Third, communication is the key that unlocks sexual fulfiliment. In a culture that is saturated with explicit sex talk, I am constantly amazed at the couples who enter my counseling office who have never learned to talk about this part of their marriage. If they have tried to talk, it has often come across as condemnation and rejection. They have focused more on telling than they have on listening. The only way we can learn what is pleasurable or objectionable to the other is to listen as they choose to talk. None of us is a mind reader. That is why I've spent a great deal of my life encouraging couples to learn how to listen with empathy.
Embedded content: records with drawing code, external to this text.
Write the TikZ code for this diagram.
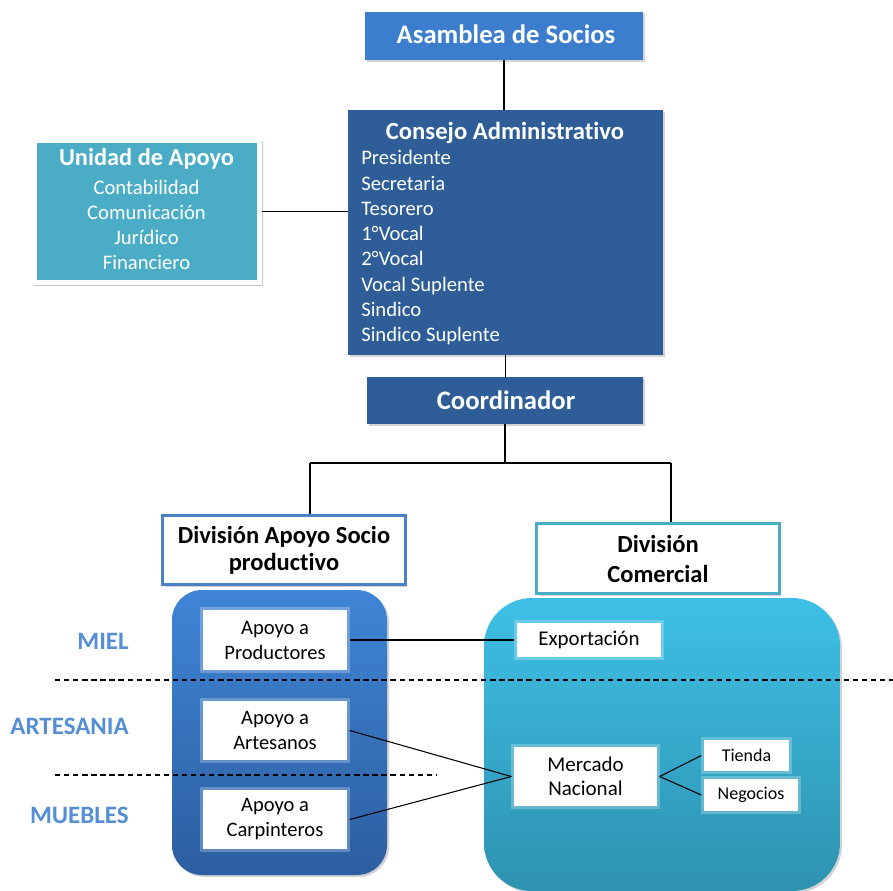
\documentclass[tikz,border=0pt]{standalone}
\usepackage{fontspec}
\setmainfont{Carlito}[Ligatures={NoCommon}]
\usetikzlibrary{shadows}
\definecolor{asamblue}{RGB}{60,125,205}
\definecolor{darkblue}{RGB}{46,93,152}
\definecolor{tealbox}{RGB}{75,172,198}
\definecolor{divblue}{RGB}{74,128,200}
\definecolor{divteal}{RGB}{75,172,198}
\definecolor{labblue}{RGB}{85,142,213}
\definecolor{lbtop}{RGB}{64,133,214}
\definecolor{lbbot}{RGB}{44,94,160}
\definecolor{rbtop}{RGB}{62,192,230}
\definecolor{rbbot}{RGB}{46,146,176}
\begin{document}
\begin{tikzpicture}[x=0.75pt,y=-0.75pt,
  shad/.style={drop shadow={shadow xshift=1.5pt,shadow yshift=-1.5pt,opacity=0.35}},
  headbox/.style={shad,text=white,inner sep=0pt,font=\fontsize{20}{24}\selectfont\bfseries},
  ttl/.style={text=white,inner sep=0pt,font=\fontsize{18.5}{22}\selectfont\bfseries},
  itm/.style={text=white,inner sep=0pt,font=\fontsize{15.5}{19}\selectfont},
  divbox/.style={shad,fill=white,line width=2.25pt,inner sep=0pt,align=center},
  bigbox/.style={inner sep=0pt},
  wbox/.style={fill=white,draw=white,draw opacity=0.25,line width=4pt,inner sep=0pt,align=center,font=\fontsize{15.4}{18.75}\selectfont},
  lab/.style={text=labblue,inner sep=0pt,font=\fontsize{18.75}{22}\selectfont\bfseries},
  conn/.style={draw=black,line width=0.8pt},
  dline/.style={draw=black,line width=0.8pt,dash pattern=on 4pt off 2.8pt}]
\useasboundingbox (0,0) rectangle (893,891);

% top boxes
\node[headbox,fill=asamblue,minimum width=208.5pt,minimum height=36pt] (asam) at (504,36) {};
\node[text=white,inner sep=0pt,font=\fontsize{20}{24}\selectfont\bfseries,anchor=base] (asamt) at (506,44) {Asamblea de Socios};

\node[shad,fill=darkblue,inner sep=0pt,minimum width=236.25pt,minimum height=183.75pt] (cons) at (505.5,232.5) {};
\node[ttl,anchor=base] (const) at (505,139.3) {Consejo Administrativo};
\foreach \t [count=\i] in {Presidente,Secretaria,Tesorero,1°Vocal,2°Vocal,Vocal Suplente,Sindico,Sindico Suplente}
  \node[itm,anchor=base west] (ci\i) at (361,{165+25.24*(\i-1)}) {\t};

\node[drop shadow={shadow xshift=1pt,shadow yshift=-1.5pt,shadow scale=1.015,opacity=0.45},fill=tealbox,draw=white,line width=4pt,inner sep=0pt,minimum width=169pt,minimum height=107pt] (uni) at (147,211.5) {};
\node[text=white,inner sep=0pt,font=\fontsize{18.3}{22}\selectfont\bfseries,anchor=base] (unit) at (146.5,166) {Unidad de Apoyo};
\foreach \t [count=\i] in {Contabilidad,Comunicación,Jurídico,Financiero}
  \node[itm,anchor=base] (ui\i) at (146.5,{195+24.7*(\i-1)}) {\t};

\node[headbox,fill=darkblue,minimum width=207pt,minimum height=35.25pt] (coord) at (505,400.5) {};
\node[text=white,inner sep=0pt,font=\fontsize{20}{24}\selectfont\bfseries,anchor=base] (coordt) at (506,410) {Coordinador};

% division boxes
\node[divbox,draw=divblue,minimum width=182pt,minimum height=52pt,font=\fontsize{18.4}{20}\selectfont\bfseries] (dap) at (284,550) {División Apoyo Socio\\productivo};
\node[divbox,draw=divteal,minimum width=182pt,minimum height=53pt,font=\fontsize{18.4}{22.5}\selectfont\bfseries] (dcom) at (658,558.5) {División\\Comercial};

% big rounded boxes
\node[bigbox,shad,rounded corners=22.5pt,top color=lbtop,bottom color=lbbot,minimum width=161.25pt,minimum height=213.75pt] (lbig) at (279.5,732.5) {};
\node[bigbox,shad,rounded corners=36pt,top color=rbtop,bottom color=rbbot,minimum width=267pt,minimum height=219.75pt] (rbig) at (662,744.5) {};

% dashed separators
\coordinate (d1a) at (55,680);
\coordinate (d1b) at (893,680);
\coordinate (d2a) at (55,775);
\coordinate (d2b) at (436,775);
\draw[dline] (d1a) -- (d1b);
\draw[dline] (d2a) -- (d2b);

% white boxes
\node[wbox,minimum width=108pt,minimum height=45pt] (prod) at (275,640) {Apoyo a\\Productores};
\node[wbox,minimum width=108pt,minimum height=44.25pt] (art) at (275,730.5) {Apoyo a\\Artesanos};
\node[wbox,minimum width=108pt,minimum height=44.25pt] (carp) at (275,819.5) {Apoyo a\\Carpinteros};
\node[wbox,minimum width=108pt,minimum height=25.5pt,font=\fontsize{15.7}{18.75}\selectfont] (exp) at (589,640) {Exportación};
\node[wbox,minimum width=107.25pt,minimum height=44.25pt,font=\fontsize{15.75}{18}\selectfont] (mer) at (585.5,776.5) {Mercado\\Nacional};
\node[wbox,minimum width=63.75pt,minimum height=23.25pt,font=\fontsize{13.5}{16}\selectfont] (tie) at (746.5,755.5) {Tienda};
\node[wbox,minimum width=70.5pt,minimum height=24pt,font=\fontsize{13.5}{16}\selectfont] (neg) at (751,795) {Negocios};

% labels
\node[lab,anchor=base east] (miel) at (129,649) {MIEL};
\node[lab,anchor=base east] (artes) at (129,734) {ARTESANIA};
\node[lab,anchor=base east] (mueb) at (129,823) {MUEBLES};

% connectors
\draw[conn] (asam.south) -- (asam.south |- cons.north);
\draw[conn] (uni.east) -- (uni.east -| cons.west);
\draw[conn] (cons.south) -- (cons.south |- coord.north);
\coordinate (jl) at (310,463);
\coordinate (jr) at (671,463);
\draw[conn] (coord.south) -- (coord.south |- jl);
\draw[conn] (jl) -- (jr);
\draw[conn] (jl) -- (jl |- dap.north);
\draw[conn] (jr) -- (jr |- dcom.north);
\draw[conn] (prod.east) -- (exp.west);
\draw[conn] (art.east) -- (mer.west);
\draw[conn] (carp.east) -- (mer.west);
\draw[conn] (mer.east) -- (tie.west);
\draw[conn] (mer.east) -- (neg.west);
\end{tikzpicture}
\end{document}
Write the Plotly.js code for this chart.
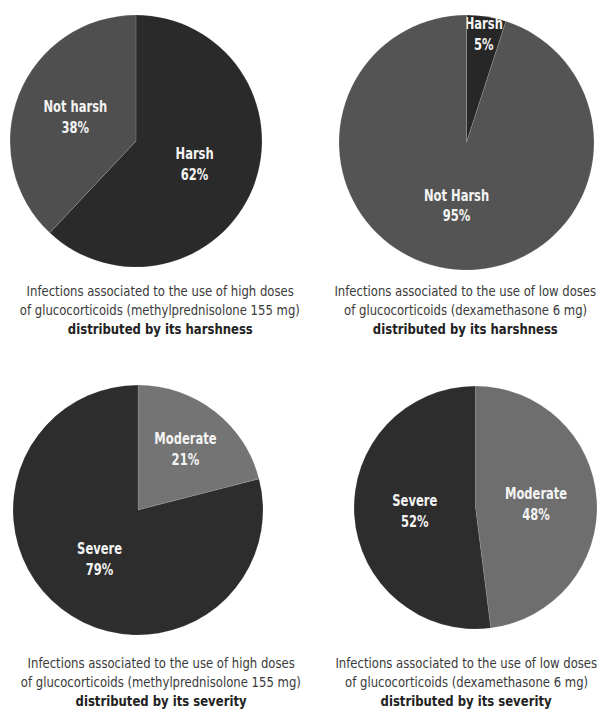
<!DOCTYPE html>
<html>
<head>
<meta charset="utf-8">
<script src="https://cdn.plot.ly/plotly-3.0.1.min.js"></script>
<style>html,body{margin:0;padding:0;background:#fff;}#chart{width:608px;height:711px;}</style>
</head>
<body>
<div id="chart"></div>
<script>
// Data
const harshLabelsHigh = ["Harsh", "Not harsh"];
const harshValuesHigh = [62, 38];
const harshLabelsLow = ["Harsh", "Not Harsh"];
const harshValuesLow = [5, 95];
const severityLabels = ["Moderate", "Severe"];
const severityValuesHigh = [21, 79];
const severityValuesLow = [48, 52];
const captionLine1 = [
  "Infections associated to the use of high doses",
  "Infections associated to the use of low doses",
  "Infections associated to the use of high doses",
  "Infections associated to the use of low doses"
];
const captionLine2 = [
  "of glucocorticoids (methylprednisolone 155 mg)",
  "of glucocorticoids (dexamethasone 6 mg)",
  "of glucocorticoids (methylprednisolone 155 mg)",
  "of glucocorticoids (dexamethasone 6 mg)"
];
const captionLine3 = [
  "distributed by its harshness",
  "distributed by its harshness",
  "distributed by its severity",
  "distributed by its severity"
];

const W = 608, H = 711;
const FONT = "'DejaVu Sans Condensed', 'Liberation Sans Narrow', sans-serif";

function px(x0, x1) { return [x0 / W, x1 / W]; }
function py(top, bottom) { return [1 - bottom / H, 1 - top / H]; }

function pie(labels, values, colors, xd, yd) {
  return {
    type: "pie",
    labels: labels,
    values: values,
    sort: false,
    direction: "clockwise",
    rotation: 0,
    marker: { colors: colors, line: { color: "rgba(255,255,255,0.25)", width: 0.5 } },
    texttemplate: "<b>%{label}</b><br><b>%{value}%</b>",
    textposition: "inside",
    insidetextorientation: "horizontal",
    textfont: { color: "#f4f4f4", size: 16, family: FONT },
    hoverinfo: "label+percent",
    showlegend: false,
    domain: { x: xd, y: yd }
  };
}

const data = [
  pie(harshLabelsHigh, harshValuesHigh, ["#2a2a2a", "#4f4f4f"], px(9, 263), py(15, 267)),
  pie(harshLabelsLow, harshValuesLow, ["#272727", "#545454"], px(339, 594), py(15, 270)),
  pie(severityLabels, severityValuesHigh, ["#747474", "#2d2d2d"], px(8, 268), py(385, 635)),
  pie(severityLabels, severityValuesLow, ["#6e6e6e", "#2d2d2d"], px(354, 597), py(385, 630))
];

const capX = [160, 465, 161, 466];
const capY = [290.5, 290.5, 662.5, 662.5];
const annotations = [];
for (let i = 0; i < 4; i++) {
  const lines = [captionLine1[i], captionLine2[i], "<b>" + captionLine3[i] + "</b>"];
  lines.forEach((t, j) => {
    annotations.push({
      xref: "paper", yref: "paper",
      x: capX[i] / W, y: 1 - (capY[i] + j * 19.3) / H,
      xanchor: "center", yanchor: "middle",
      text: t, showarrow: false,
      font: { family: FONT, size: 13.5, color: j === 2 ? "#222222" : "#3a3a3a" }
    });
  });
}

const layout = {
  width: W, height: H,
  margin: { l: 0, r: 0, t: 0, b: 0 },
  paper_bgcolor: "#ffffff",
  uniformtext: { mode: "show", minsize: 16 },
  annotations: annotations
};

function condense(el, f) {
  try {
    const w = el.getComputedTextLength();
    if (w > 0) {
      el.setAttribute("textLength", (w * f).toFixed(2));
      el.setAttribute("lengthAdjust", "spacingAndGlyphs");
      return w * (1 - f);
    }
  } catch (e) {}
  return 0;
}

Plotly.newPlot("chart", data, layout, { displayModeBar: false, staticPlot: true }).then(function (gd) {
  gd.querySelectorAll("g.annotation").forEach(function (g) {
    const el = g.querySelector("text.annotation-text");
    if (!el) return;
    const shrink = condense(el, 0.96);
    g.querySelectorAll("rect").forEach(function (r) {
      const ow = parseFloat(r.getAttribute("width")) || 0;
      if (ow > shrink) {
        const ox = parseFloat(r.getAttribute("x")) || 0;
        r.setAttribute("width", (ow - shrink).toFixed(2));
        r.setAttribute("x", (ox + shrink / 2).toFixed(2));
      }
    });
  });
  gd.querySelectorAll("g.slicetext text").forEach(function (el) {
    const lines = el.querySelectorAll("tspan.line");
    if (lines.length) lines.forEach(function (l) { condense(l, 0.8); });
    else condense(el, 0.8);
  });
});
</script>
</body>
</html>
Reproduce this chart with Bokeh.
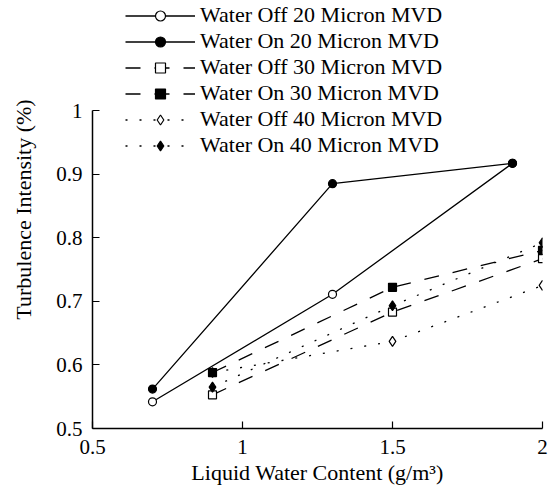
import math

from bokeh.plotting import figure
from bokeh.layouts import row
from bokeh.models import Range1d, FixedTicker, CustomJSTickFormatter, Legend, Label
from bokeh.embed import file_html
from bokeh.resources import INLINE

# Liquid water content (g/m^3) and turbulence intensity (%) per test series
lwc_20 = [0.7, 1.3, 1.9]
water_off_20 = [0.542, 0.711, 0.917]
water_on_20 = [0.562, 0.885, 0.917]

lwc_30 = [0.9, 1.5, 2.0]
water_off_30 = [0.553, 0.683, 0.767]
water_on_30 = [0.588, 0.722, 0.780]

lwc_40 = [0.9, 1.5, 2.0]
water_off_40 = [0.588, 0.637, 0.725]
water_on_40 = [0.565, 0.693, 0.792]

labels = [
    "Water Off 20 Micron MVD",
    "Water On 20 Micron MVD",
    "Water Off 30 Micron MVD",
    "Water On 30 Micron MVD",
    "Water Off 40 Micron MVD",
    "Water On 40 Micron MVD",
]

x_ticks = [0.5, 1.0, 1.5, 2.0]
y_ticks = [0.5, 0.6, 0.7, 0.8, 0.9, 1.0]
y_axis_span = (0.5, 1.0)

FONT = "Liberation Serif"

# Narrow strip on the left that carries the y-axis caption
cap = figure(
    width=40, height=487, x_range=Range1d(0, 1), y_range=Range1d(0, 1),
    x_axis_location=None, y_axis_location=None,
    output_backend="svg", toolbar_location=None, min_border=0,
)
cap.outline_line_color = None
cap.xgrid.visible = False
cap.ygrid.visible = False
cap.add_layout(Label(
    x=23, y=219, x_units="screen", y_units="screen",
    text="Turbulence Intensity (%)", angle=math.pi / 2,
    text_align="center", text_baseline="middle",
    text_font=FONT, text_font_size="22px", text_color="black",
))

# The frame reaches to the top of the canvas so the legend above the data
# area is not clipped; the y axis itself is bounded to 0.5 .. 1.0.
p = figure(
    width=512, height=487,
    x_range=Range1d(0.5, 2.0), y_range=Range1d(0.5, 0.5 + 0.5 * 428 / 318),
    output_backend="svg", toolbar_location=None,
    min_border_left=52, min_border_right=10,
    min_border_top=0, min_border_bottom=59,
)
p.outline_line_color = None
p.xgrid.visible = False
p.ygrid.visible = False
p.background_fill_color = "white"
p.border_fill_color = "white"

fmt = CustomJSTickFormatter(code="return tick.toFixed(1).replace(/\\.0$/, '');")
for ax, ticks in ((p.xaxis[0], x_ticks), (p.yaxis[0], y_ticks)):
    ax.ticker = FixedTicker(ticks=ticks)
    ax.formatter = fmt
    ax.minor_tick_line_color = None
    ax.major_tick_in = 7
    ax.major_tick_out = 0
    ax.axis_line_width = 1.5
    ax.major_tick_line_width = 1.2
    ax.axis_line_color = "black"
    ax.major_tick_line_color = "black"
    ax.major_label_text_font = FONT
    ax.major_label_text_font_size = "21px"
    ax.major_label_text_color = "black"
    ax.axis_label_text_font = FONT
    ax.axis_label_text_font_size = "22px"
    ax.axis_label_text_font_style = "normal"
    ax.axis_label_text_color = "black"

p.yaxis.bounds = y_axis_span
p.xaxis.axis_label = "Liquid Water Content (g/m\u00b3)"
p.xaxis.major_label_standoff = 11
p.xaxis.axis_label_standoff = 3
p.yaxis.major_label_standoff = 10

series = [
    (lwc_20, water_off_20, "solid", "circle", "white", 8),
    (lwc_20, water_on_20, "solid", "circle", "black", 8),
    (lwc_30, water_off_30, "15 14", "square", "white", 8),
    (lwc_30, water_on_30, "15 14", "square", "black", 8),
    (lwc_40, water_off_40, "2 12", "diamond", "white", 10),
    (lwc_40, water_on_40, "2 12", "diamond", "black", 10),
]

lines = []
for xs, ys, dash, marker, fill, size in series:
    lines.append(p.line(xs, ys, line_color="black", line_width=1.3, line_dash=dash))

# markers: open ones first so filled markers sit on top where they coincide
marks = [None] * 6
for i in (4, 2, 0, 1, 3, 5):
    xs, ys, dash, marker, fill, size = series[i]
    marks[i] = p.scatter(xs, ys, marker=marker, size=size, fill_color=fill,
                         line_color="black", line_width=1.2)

legend = Legend(
    items=[(lab, [lines[i], marks[i]]) for i, lab in enumerate(labels)],
    location=(33, 270),
    border_line_alpha=0, background_fill_alpha=0,
    label_text_font=FONT, label_text_font_size="22px",
    label_text_color="black",
    glyph_width=70, glyph_height=25, label_height=25,
    spacing=0, padding=0, margin=0, label_standoff=5,
)
p.add_layout(legend, "center")

layout = row(cap, p, spacing=0)
open("out.html", "w").write(file_html(layout, INLINE))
“What could I do or not do that would make the sexual part of the marriage better for you?”Empathetic listening is listening with a view to discovering what the other person is thinking and feeling. What are their desires and frustrations? I have often encouraged young couples to ask this question once a month for the first six months of their marriage: “What could I do or not do that would make the sexual part of the marriage better for you?”. Write down their answer and take it seriously. If you do this the first six months of the marriage, you will be on the road to finding mutual sexual fulfillment.


Forth, the past never remains in the past.

In today’s sexually open culture, many couples have been sexually active before marriage. The commonly held idea is that sexual experience before marriage better prepares you for marriage. All of the research indicates otherwise. In fact, the divorce rate among those who have had previous sexual experience is twice as high as those who have had no sexual experience before marriage.- The reality is that previous sexual experience often becomes a psychological barrier in achieving sexual unity in marriage.

Our culture has taught that sex before marriage is recreational and that once you get married, you can simply wipe the slate clean, commit yourself to be sexually faithful to your spouse, and all will go well. However, it is not that easy to wipe the psychological slate clean. Couples often struggle with the desire to know their spoused sexual history, and when they know, it sometimes becomes a memory that is difficult to erase. When it comes to marriage, something deep within the human psyche cries out for an exclusive relationship. And we are pained by the thought that our spouse has been sexually intimate with others.

It is far better to deal with past sexual experiences before marriage. When we are silent on this subject and enter marriage without discussing our past sexual activities, almost always the past has a way of erupting into the present. When this happens after marriage, the awareness of deception is often more difficult to overcome than the sexual activity itself.